以上で「ユーザー」と「グループ」の作成は完了です。
トリガーの設定
トリガーは前回の外部チェックの設定を引き継いで設定をします。
【Zabbix】外部チェック(externalscripts)の設定手順
Zabbixの管理画面より「設定」-「ホスト」をクリックするとホスト一覧が表示されます。
前回作成した「NTPサーバーのチェックテスト【time.google.com】」の「トリガー」をクリックします。

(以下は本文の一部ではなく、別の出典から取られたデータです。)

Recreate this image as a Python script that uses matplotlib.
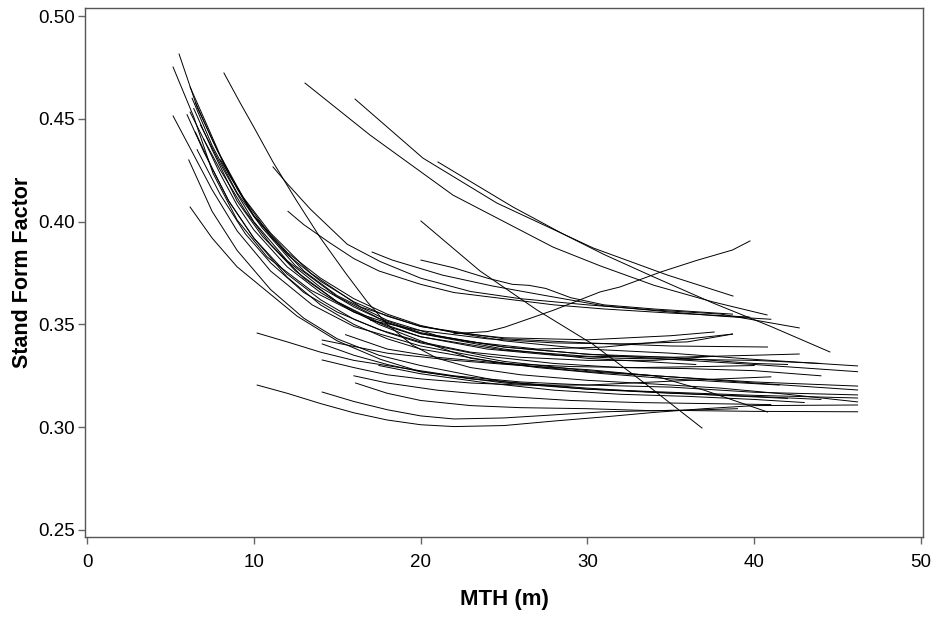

右上にある「トリガーの作成」ボタンをクリックします。
下図のように「トリガー」を設定します。
深刻度 : どの状態になったらトリガーを発動したいのか決めます
条件式 :
今回の場合は ntpcheck.shを実行し、返り値が「0」の場合は正常です。
そのため、
{cent07:ntpcheck.sh[ntp.nict.jp].last(0)}<>0 |
の条件式を設定しました。
- cent07 ← ホスト名
- ntpcheck.sh[ntp.nict.jp] ← 外部チェックのスクリプト
- last(0) ← ntpcheck.sh[ntp.nict.jp] のチェックの一番最新の値
- {xxx}<>0 ← xxx の結果が0以外である
※~以外を<>で表現します。VAR<>10 ← VAR の値が10以外であること。
設定を入れたら「追加」ボタンをクリックします。
以下のように追加されたことを確認します。
アクションの設定
トリガーを設定したら、最後にトリガー条件になった時の「アクション」を設定します。
今回はメールを送信します。
メニューより「設定」–「アクション」をクリックします。
「アクションの作成」ボタンをクリックします。
下図のように設定します。
新規条件 ← 今回はトリガーの設定で返り値「0」以外を「重度の障害」としたので、「トリガーの深刻度=重度の障害」に設定します。
「追加」をクリックします。
下図のように「実行条件」が追加されたことを確認して「実行内容」タブをクリックします。
下図のように「新規」ボタンをクリックします。
下図のように設定します。
ユーザーグループ : 作成したユーザーグループを選択
次のメディアのみ使用 : Email
設定したら「追加」をクリックします。
下図のように設定が追加されたことを確認します。
続けて「復旧時実行内容」タブをクリックします。
「新規」をクリックします。
下図のように設定します。
ユーザーグループ : 作成したユーザーグループを選択
次のメディアのみ使用 : Email
設定したら「追加」をクリックします。
下図のように設定が追加されていることを確認して「追加」ボタンをクリックします。
追加されていることを確認します。
トリガー発動テスト(アラートメール送信テスト)
トリガーを発動させてアラートメールが送信するかテストします。
現在は正常な状態です。
値が「0」のままです。
次にエラーを起こしてトリガーを発動させるために、アイテムのキーを変更します。
障害が発生してメールが送信されました。
メールが届いたことも確認できました。